Here is the task for the listing below: output exactly the lines from the one containing "Emit a Python" through the one containing "from bokeh.resources import INLINE", and leave out the pictures.
Start of Working data
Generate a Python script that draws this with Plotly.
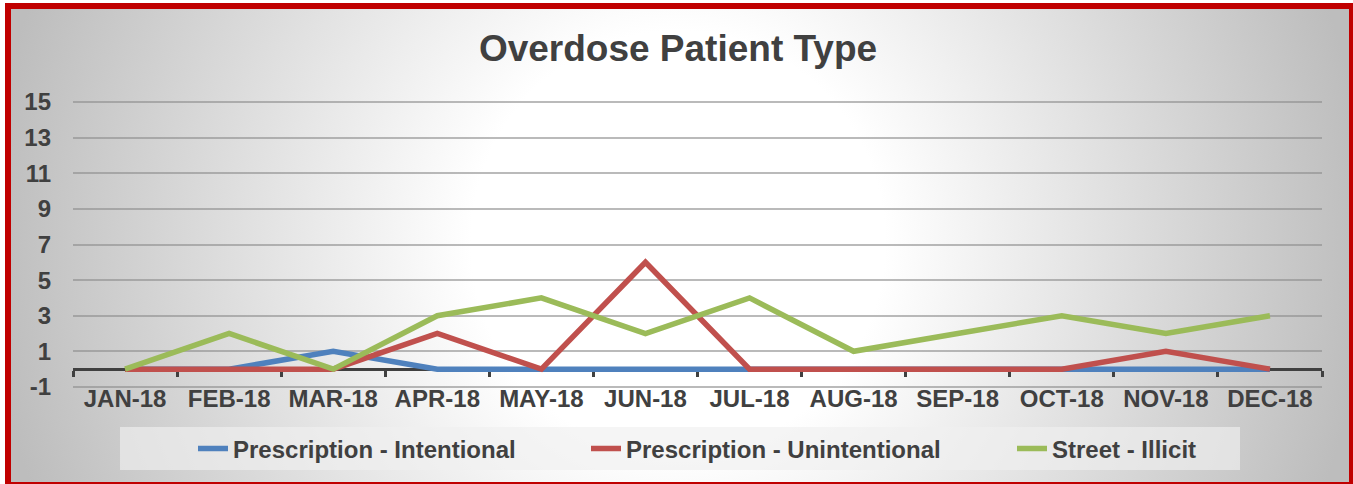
import base64
import plotly.graph_objects as go

months = ["JAN-18", "FEB-18", "MAR-18", "APR-18", "MAY-18", "JUN-18",
          "JUL-18", "AUG-18", "SEP-18", "OCT-18", "NOV-18", "DEC-18"]
rx_intentional = [0, 0, 1, 0, 0, 0, 0, 0, 0, 0, 0, 0]
rx_unintentional = [0, 0, 0, 2, 0, 6, 0, 0, 0, 0, 1, 0]
street_illicit = [0, 2, 0, 3, 4, 2, 4, 1, 2, 3, 2, 3]
y_ticks = [-1, 1, 3, 5, 7, 9, 11, 13, 15]
y_tick_text = ["-1", "1", "3", "5", "7", "9", "11", "13", "15"]

W, H = 1353, 484
L, R, T, B = 73, 31, 101, 96
PW, PH = W - L - R, H - T - B
Y0, Y1 = -1.06, 15.06

FONT = "Liberation Sans, Arial, sans-serif"
TXT = "#404040"

svg = f"""<svg xmlns='http://www.w3.org/2000/svg' width='{W}' height='{H}' viewBox='0 0 {W} {H}' preserveAspectRatio='none'>
<defs><radialGradient id='g' gradientUnits='userSpaceOnUse' cx='678' cy='242' r='690'
 gradientTransform='translate(678 242) scale(1 1.02) translate(-678 -242)'>
<stop offset='0' stop-color='#ffffff'/><stop offset='0.3' stop-color='#ffffff'/>
<stop offset='1' stop-color='#bdbdbd'/></radialGradient></defs>
<rect x='0' y='0' width='{W}' height='{H}' fill='#ffffff'/>
<rect x='8' y='6' width='1344' height='479' fill='url(#g)' stroke='#c00000' stroke-width='6'/>
</svg>"""
bg_uri = "data:image/svg+xml;base64," + base64.b64encode(svg.encode()).decode()


def px_x(p):
    return (p - L) / PW


def px_y(p):
    return (H - B - p) / PH


fig = go.Figure()
# zero axis carrier (category boundary ticks drawn at y = 0)
fig.add_trace(go.Scatter(x=[-0.5, 11.5], y=[None, None], xaxis="x2", mode="lines",
                         showlegend=False, hoverinfo="skip"))
series = [
    ("Prescription - Intentional", rx_intentional, "#4F81BD", "legend", 233),
    ("Prescription - Unintentional", rx_unintentional, "#C0504D", "legend2", 626),
    ("Street - Illicit", street_illicit, "#9BBB59", "legend3", 1052),
]
legends = {}
for name, vals, col, leg, tx in series:
    fig.add_trace(go.Scatter(x=months, y=vals, name=name, mode="lines",
                             line=dict(color=col, width=5.5), legend=leg))
    legends[leg] = dict(orientation="h", x=px_x(tx - 40), xanchor="left",
                        y=px_y(449), yanchor="middle", bgcolor="rgba(0,0,0,0)",
                        borderwidth=0,
                        font=dict(family=FONT, size=24, color=TXT, weight="bold"))

fig.update_layout(
    width=W, height=H,
    margin=dict(l=L, r=R, t=T, b=B, pad=0),
    paper_bgcolor="white",
    plot_bgcolor="rgba(0,0,0,0)",
    font=dict(family=FONT, color=TXT, size=24, weight="bold"),
    title=dict(text="Overdose Patient Type", x=678 / W, xref="container",
               xanchor="center", y=1 - 48 / H, yref="container", yanchor="middle",
               font=dict(family=FONT, size=37, color=TXT, weight="bold")),
    xaxis=dict(type="category", range=[-0.5, 11.5], showgrid=False,
               zeroline=False, showline=False, ticks="",
               ticklabelstandoff=-6,
               tickfont=dict(size=24, color=TXT, weight="bold")),
    xaxis2=dict(overlaying="x", anchor="free", position=(0 - Y0) / (Y1 - Y0),
                side="bottom", range=[-0.5, 11.5], showgrid=False, zeroline=False,
                showline=True, linecolor="#404040", linewidth=3,
                ticks="outside", ticklen=6, tickwidth=3, tickcolor="#404040",
                tickmode="array", tickvals=[i - 0.5 for i in range(13)],
                showticklabels=False, layer="below traces"),
    yaxis=dict(range=[Y0, Y1], tickmode="array", tickvals=y_ticks,
               ticktext=y_tick_text,
               showgrid=True, gridcolor="rgba(140,140,140,0.6)", gridwidth=2,
               zeroline=False, showline=False, ticks="",
               ticklabelstandoff=21,
               tickfont=dict(size=24, color=TXT, weight="bold")),
    showlegend=True,
    images=[dict(source=bg_uri, xref="paper", yref="paper",
                 x=-L / PW, y=1 + T / PH, sizex=W / PW, sizey=H / PH,
                 xanchor="left", yanchor="top", sizing="stretch", layer="below")],
    shapes=[dict(type="rect", xref="paper", yref="paper",
                 x0=px_x(120), x1=px_x(1240), y0=px_y(470), y1=px_y(427),
                 fillcolor="rgba(240,240,240,0.65)", line=dict(width=0),
                 layer="below")],
    **legends,
)

fig.write_html("out.html", config={"displayModeBar": False},
               post_script="document.body.style.margin='0';document.body.style.overflow='hidden';")
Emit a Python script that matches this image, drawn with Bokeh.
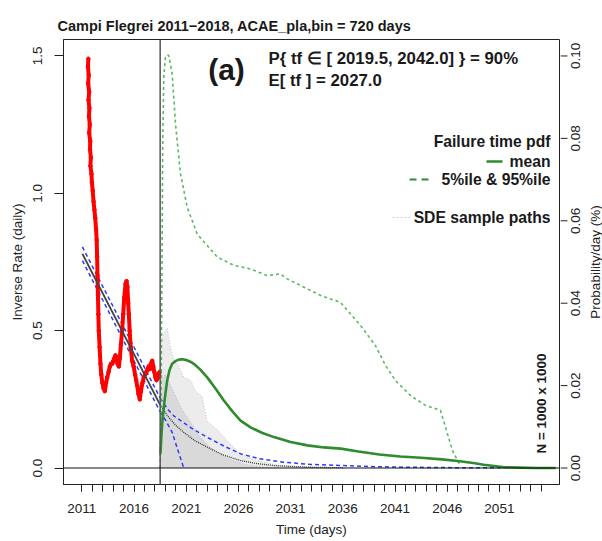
import math
from bokeh.plotting import figure
from bokeh.layouts import row
from bokeh.models import Range1d, FixedTicker, Label, Span, PrintfTickFormatter
from bokeh.embed import file_html
from bokeh.resources import INLINE

# ---------------- data ----------------
obs_year = [2011.62, 2011.58, 2011.66, 2011.60, 2011.70, 2011.64, 2011.72, 2011.68, 2011.76, 2011.70,
            2011.80, 2011.78, 2011.86, 2011.82, 2011.92, 2011.96, 2012.04, 2012.12, 2012.20, 2012.28,
            2012.36, 2012.42, 2012.46, 2012.50, 2012.54, 2012.58, 2012.62, 2012.70, 2012.78, 2012.86,
            2012.96, 2013.08, 2013.20, 2013.32, 2013.43, 2013.56, 2013.68, 2013.80, 2013.91, 2014.02,
            2014.12, 2014.22, 2014.32, 2014.42, 2014.54, 2014.64, 2014.74, 2014.86, 2014.96, 2015.06,
            2015.18, 2015.28, 2015.36, 2015.44, 2015.50, 2015.58, 2015.68, 2015.82, 2015.96, 2016.10,
            2016.20, 2016.30, 2016.42, 2016.55, 2016.66, 2016.80, 2016.93, 2017.06, 2017.18, 2017.30,
            2017.41, 2017.52, 2017.62, 2017.74, 2017.84, 2017.94, 2018.05, 2018.15, 2018.25, 2018.35,
            2018.45]
obs_inv_rate = [1.49, 1.46, 1.43, 1.40, 1.37, 1.34, 1.31, 1.28, 1.25, 1.22,
                1.19, 1.16, 1.13, 1.10, 1.07, 1.04, 1.01, 0.97, 0.94, 0.91,
                0.87, 0.83, 0.77, 0.70, 0.63, 0.56, 0.50, 0.44, 0.38, 0.34,
                0.31, 0.29, 0.28, 0.31, 0.33, 0.35, 0.37, 0.38, 0.38, 0.39,
                0.40, 0.41, 0.40, 0.38, 0.37, 0.40, 0.45, 0.50, 0.56, 0.62,
                0.67, 0.68, 0.66, 0.60, 0.56, 0.50, 0.44, 0.39, 0.37, 0.34,
                0.32, 0.30, 0.27, 0.25, 0.28, 0.31, 0.33, 0.34, 0.35, 0.36,
                0.37, 0.36, 0.38, 0.39, 0.37, 0.35, 0.33, 0.32, 0.34, 0.33,
                0.35]

t_now = 2018.5

fit_year = [2011.05, 2018.5]
fit_mid = [0.78, 0.23]
fit_hi = [0.805, 0.255]
fit_lo = [0.755, 0.205]

ext_hi_year = [2018.5, 2019.2, 2019.8, 2020.45, 2021.5, 2023.0, 2024.6, 2026.2, 2028.0, 2030.3,
               2033.0, 2035.8, 2039.0, 2042.0, 2046.0, 2051.4]
ext_hi = [0.255, 0.215, 0.19, 0.173, 0.145, 0.112, 0.08, 0.052, 0.034, 0.021,
          0.013, 0.009, 0.005, 0.003, 0.0015, 0.0005]
ext_lo_year = [2018.5, 2019.0, 2019.65, 2020.2, 2020.76]
ext_lo = [0.205, 0.175, 0.13, 0.065, 0.0]

path_mean_year = [2018.5, 2019.2, 2020.0, 2020.76, 2021.8, 2023.0, 2024.5, 2026.2, 2027.8, 2029.4, 2032.6, 2036.0]
path_mean = [0.23, 0.19, 0.155, 0.13, 0.10, 0.076, 0.048, 0.027, 0.016, 0.009, 0.003, 0.001]

sde_outer_year = [2018.5, 2018.85, 2019.17, 2019.49, 2019.8, 2020.28, 2020.76, 2021.4, 2021.88, 2022.52,
                  2023.0, 2023.96, 2024.92, 2026.2, 2027.8, 2030.0, 2032.6, 2034.0]
sde_outer_top = [0.44, 0.49, 0.51, 0.44, 0.40, 0.37, 0.33, 0.32, 0.28, 0.26,
                 0.17, 0.14, 0.10, 0.05, 0.027, 0.009, 0.003, 0.0]
sde_inner_year = [2018.5, 2019.0, 2019.5, 2020.0, 2020.5, 2021.0, 2021.5, 2022.0, 2023.0, 2024.0,
                  2025.0, 2026.0, 2027.0, 2028.5, 2030.0]
sde_inner_top = [0.32, 0.34, 0.30, 0.26, 0.22, 0.19, 0.16, 0.13, 0.085, 0.055,
                 0.035, 0.02, 0.01, 0.003, 0.0]

pdf_year = [2018.53, 2018.62, 2018.70, 2018.79, 2018.95, 2019.17, 2019.40, 2019.65, 2020.00, 2020.30,
            2020.61, 2021.00, 2021.40, 2021.72, 2022.30, 2023.01, 2023.80, 2024.60, 2025.40, 2026.20,
            2027.20, 2028.30, 2029.40, 2031.00, 2032.60, 2034.20, 2035.80, 2037.50, 2039.50, 2041.50,
            2043.50, 2045.50, 2047.00, 2048.50, 2049.50, 2050.50, 2051.50, 2053.00, 2054.50, 2056.40]
pdf_mean = [0.0035, 0.0080, 0.0110, 0.0132, 0.0170, 0.0212, 0.0238, 0.0253, 0.0260, 0.0263,
            0.0264, 0.0262, 0.0258, 0.0253, 0.0240, 0.0220, 0.0193, 0.0164, 0.0138, 0.0115,
            0.0098, 0.0085, 0.0075, 0.0063, 0.0055, 0.0050, 0.0047, 0.0040, 0.0033, 0.0028,
            0.0025, 0.0021, 0.0017, 0.0012, 0.0008, 0.0005, 0.0002, 0.0001, 0.0, 0.0]

pdf95_year = [2018.5, 2018.6, 2018.68, 2018.75, 2018.85, 2019.0, 2019.2, 2019.33, 2019.65, 2019.97,
              2020.45, 2021.09, 2022.05, 2023.97, 2025.56, 2027.16, 2028.76, 2030.03, 2030.67, 2031.95,
              2033.86, 2035.78, 2037.69, 2039.13, 2040.09, 2041.05, 2042.48, 2043.92, 2045.36, 2045.93,
              2046.51, 2047.27]
pdf_95 = [0.0, 0.02, 0.05, 0.08, 0.095, 0.0995, 0.1003, 0.1001, 0.0957, 0.0835,
          0.0714, 0.0633, 0.0568, 0.0512, 0.0492, 0.0483, 0.0467, 0.0471, 0.0459, 0.0443,
          0.0419, 0.0402, 0.0346, 0.0297, 0.0249, 0.0212, 0.0176, 0.0152, 0.0140, 0.0091,
          0.0042, 0.0004]

x_major = [2011, 2016, 2021, 2026, 2031, 2036, 2041, 2046, 2051]
x_minor = list(range(2011, 2056))
left_ticks = [0.0, 0.5, 1.0, 1.5]
right_ticks = [0.0, 0.02, 0.04, 0.06, 0.08, 0.10]
right_title = "Probability/day (%)"

# ---------------- layout constants ----------------
L, R, T, B = 63, 559, 39, 484
X0, X1 = 2009.24, 2056.76
Y0, Y1 = -0.06, 1.56
P0, P1 = -0.004, 0.104
FONT = "Liberation Sans"
AX = "#222222"


def dx(px):
    return X0 + (px - L) / (R - L) * (X1 - X0)


def dy(py):
    return Y0 + (B - py) / (B - T) * (Y1 - Y0)


p = figure(width=R + 1, height=541, x_range=Range1d(X0, X1), y_range=Range1d(Y0, Y1),
           output_backend="svg", toolbar_location=None,
           title="Campi Flegrei 2011\u22122018, ACAE_pla,bin = 720 days",
           min_border_left=L, min_border_right=1, min_border_top=T, min_border_bottom=541 - B)
p.title.align = "left"
p.title.offset = -6
p.title.text_font = FONT
p.title.text_font_size = "14.5px"
p.title.text_font_style = "bold"
p.title.text_color = "#1a1a1a"
p.title.standoff = 12

p.grid.visible = False
p.outline_line_color = AX
p.outline_line_width = 1
p.background_fill_color = "white"
p.border_fill_color = "white"

xa = p.xaxis[0]
xa.ticker = FixedTicker(ticks=x_major, minor_ticks=x_minor)
xa.formatter = PrintfTickFormatter(format="%d")
xa.major_tick_in = 0
xa.major_tick_out = 7
xa.minor_tick_in = 0
xa.minor_tick_out = 7
xa.major_label_standoff = 12
xa.axis_label = "Time (days)"
xa.axis_label_standoff = 6

ya = p.yaxis[0]
ya.ticker = FixedTicker(ticks=left_ticks)
ya.formatter = PrintfTickFormatter(format="%.1f")
ya.major_tick_in = 0
ya.major_tick_out = 9
ya.major_label_orientation = "vertical"
ya.major_label_standoff = 12
ya.axis_label = "Inverse Rate (daily)"
ya.axis_label_standoff = 6

for ax in (xa, ya):
    ax.axis_line_color = AX
    ax.major_tick_line_color = AX
    ax.minor_tick_line_color = AX if ax is xa else None
    ax.major_label_text_font = FONT
    ax.major_label_text_font_size = "13.5px"
    ax.major_label_text_color = AX
    ax.axis_label_text_font = FONT
    ax.axis_label_text_font_size = "13.5px"
    ax.axis_label_text_font_style = "normal"
    ax.axis_label_text_color = AX

p.extra_y_ranges = {"prob": Range1d(P0, P1)}

# ---------------- SDE sample path cloud ----------------
p.varea(x=sde_outer_year, y1=[0] * len(sde_outer_year), y2=sde_outer_top,
        fill_color="#d4d4d4", fill_alpha=0.45)
p.line(sde_outer_year, sde_outer_top, line_color="#c4c4c4", line_dash="1 2", line_width=1)
p.varea(x=sde_inner_year, y1=[0] * len(sde_inner_year), y2=sde_inner_top,
        fill_color="#c4c4c4", fill_alpha=0.45)
p.line(sde_inner_year, sde_inner_top, line_color="#b8b8b8", line_dash="1 2", line_width=1)

# ---------------- fit lines ----------------
p.line(fit_year, fit_hi, line_color="#2a3cff", line_dash="4 3", line_width=1.5)
p.line(fit_year, fit_lo, line_color="#2a3cff", line_dash="4 3", line_width=1.5)
p.line(ext_hi_year, ext_hi, line_color="#2a3cff", line_dash="4 3", line_width=1.5)
p.line(ext_lo_year, ext_lo, line_color="#2a3cff", line_dash="4 3", line_width=1.5)
p.line(path_mean_year, path_mean, line_color="#333333", line_dash="1 1", line_width=1.3)

# ---------------- observations ----------------
p.line(obs_year, obs_inv_rate, line_color="#ff0000", line_width=4, line_join="round")
p.scatter(obs_year, obs_inv_rate, size=3.5, color="#ff0000")
p.line(fit_year, fit_mid, line_color="#444444", line_width=1.8)

# ---------------- failure-time pdf ----------------
p.line(pdf95_year, pdf_95, y_range_name="prob", line_color="#5cb85c", line_dash="3 3", line_width=1.6)
p.line(pdf_year, pdf_mean, y_range_name="prob", line_color="#2e8b2e", line_width=2.6)

p.add_layout(Span(location=t_now, dimension="height", line_color="#555555", line_width=1.5))
p.add_layout(Span(location=0, dimension="width", line_color="#111111", line_width=1.2))

# ---------------- legend (drawn in place) ----------------
p.line([dx(486), dx(502)], [dy(161), dy(161)], line_color="#2e8b2e", line_width=2.6)
p.line([dx(409), dx(432)], [dy(179), dy(179)], line_color="#2e8b2e", line_dash="7 5", line_width=2.2)
p.line([dx(392), dx(410)], [dy(217), dy(217)], line_color="#cccccc", line_dash="2 2", line_width=1)


def lab(fig, x, y, text, size="15.7px", align="left", style="bold", angle=0.0, color="#1a1a1a"):
    fig.add_layout(Label(x=x, y=y, text=text, text_align=align, text_baseline="middle",
                         text_font=FONT, text_font_size=size, text_font_style=style,
                         text_color=color, angle=angle))


lab(p, dx(550), dy(141), "Failure time pdf", align="right")
lab(p, dx(550), dy(161), "mean", align="right")
lab(p, dx(550), dy(179), "5%ile & 95%ile", align="right")
lab(p, dx(550), dy(217), "SDE sample paths", align="right")

lab(p, dx(226), dy(69), "(a)", size="30px", align="center")
lab(p, dx(268), dy(58), "P{ tf \u2208 [ 2019.5, 2042.0] } = 90%", size="16.8px")
lab(p, dx(268), dy(80), "E[ tf ] = 2027.0", size="16.8px")
lab(p, dx(541), dy(403), "N = 1000 x 1000", size="13.5px", align="center", angle=math.pi / 2)

# ---------------- right-hand probability axis (own strip, same vertical scale) ----------------
pr = figure(width=602 - (R + 1), height=541, x_range=Range1d(1, 602 - R), y_range=Range1d(P0, P1),
            output_backend="svg", toolbar_location=None, x_axis_location=None, y_axis_location=None,
            min_border_left=0, min_border_right=0, min_border_top=T, min_border_bottom=541 - B)
pr.grid.visible = False
pr.outline_line_color = None
pr.background_fill_color = "white"
pr.border_fill_color = "white"
pr.segment(x0=[1] * len(right_ticks), y0=right_ticks, x1=[8] * len(right_ticks), y1=right_ticks,
           line_color=AX, line_width=1)
for v in right_ticks:
    lab(pr, 16, v, "%.2f" % v, size="13.5px", align="center", style="normal",
        angle=math.pi / 2, color=AX)
lab(pr, 36, (P0 + P1) / 2, right_title, size="13.5px", align="center", style="normal",
    angle=math.pi / 2, color=AX)

open("out.html", "w").write(file_html(row(p, pr), INLINE))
End of Working data
* _Finished exercise_:
Emit a Python script that matches this image, drawn with Bokeh.
import math
from bokeh.plotting import figure
from bokeh.layouts import row
from bokeh.models import Range1d, FixedTicker, Label, Span, PrintfTickFormatter
from bokeh.embed import file_html
from bokeh.resources import INLINE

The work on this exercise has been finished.